Maraz çıkan konferanslar olmadı mı?

Konya’daki bir konferansından sonra Ali Rıza Demircan hoca Konya Devlet Güvenlik Mahkemesinde yargılandı. Hoca o gün mahkeme heyetine bir saat nutuk çekti ve hâkimler ağzı açık dinlediler. Hasan Mezarcı’yı da üç beş defa davet etmiştik. Düzgün, dürüst, mert ve cesur bir insandı. Güçlü bir hatipti. Cezaevine alıp zulmettiler, zihniyle ve beyniyle oynayıp mehdilik iddia edecek hale getirdiler.

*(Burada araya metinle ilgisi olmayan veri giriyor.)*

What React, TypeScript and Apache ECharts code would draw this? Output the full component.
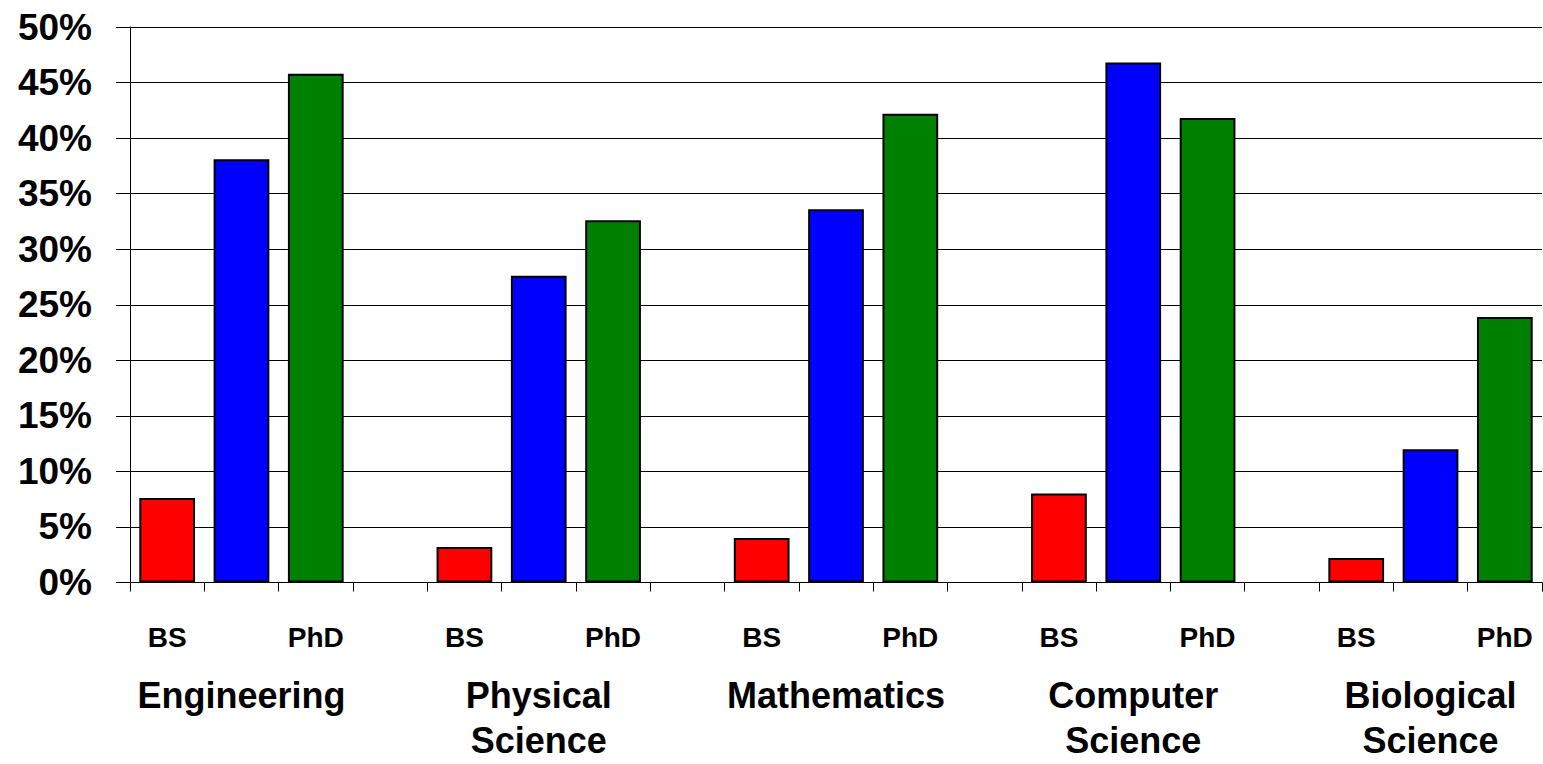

Konferansa getirdiğimiz Murat Belge fikri yönden bize zıt bir insandı ama çok olumlu bir tavır gösterdi. “Ben her gün içki içerim ama bugün Konya’ya saygımdan içmedim” dedi. Bir Cuma günü panelist olarak getirmiştik, misafir ettik ve bir damla içki içmeden geri döndü.

Telif ödemelerinin nasıl hakkından geliyordunuz?

O yıllarda yazar ve düşünürlerin para diye bir talepleri olmazdı. Davet ettiğimiz insanların yol masrafını karşılar, ikramda bulunur, bazen evimizde misafir eder ve uğurlardık. Onların da gayesi Allah rızasıydı. Müslümanlar parayı sonra keşfetti, çürümeler başladı!

Yayıncılığa ne zaman başladınız, ilk bastığınız kitap neydi?

1987’de Esra Yayınları’nı kurup kitap yayınlamaya başladık. İlk olarak “İslâm Gençliği”, sonra “İslâm Birliği” gibi kitaplar çıkardık derken Ahmet Önkal’ın yazdığı “Resulüllah’ın İslâma Davet Metodu” nu bastık ki kırk yıldır en çok satılan kitabımız oldu. Bu kitabı tam otuz baskı yaptık. Yine Esra Sanat olarak, merhum M. Akif İnan editörlüğünde otuz yedi adet şiir kitabı bastık. TYB’den Yılın Yayıncısı ödülünü aldım.

Çerağ edebiyat dergisini otuz yedi sayı yayınladık. Şair İbrahim Demirci editörlüğünde pek çok genç şair ve yazar Çerağ’da edebiyat dünyasına geçiş fırsatı buldu.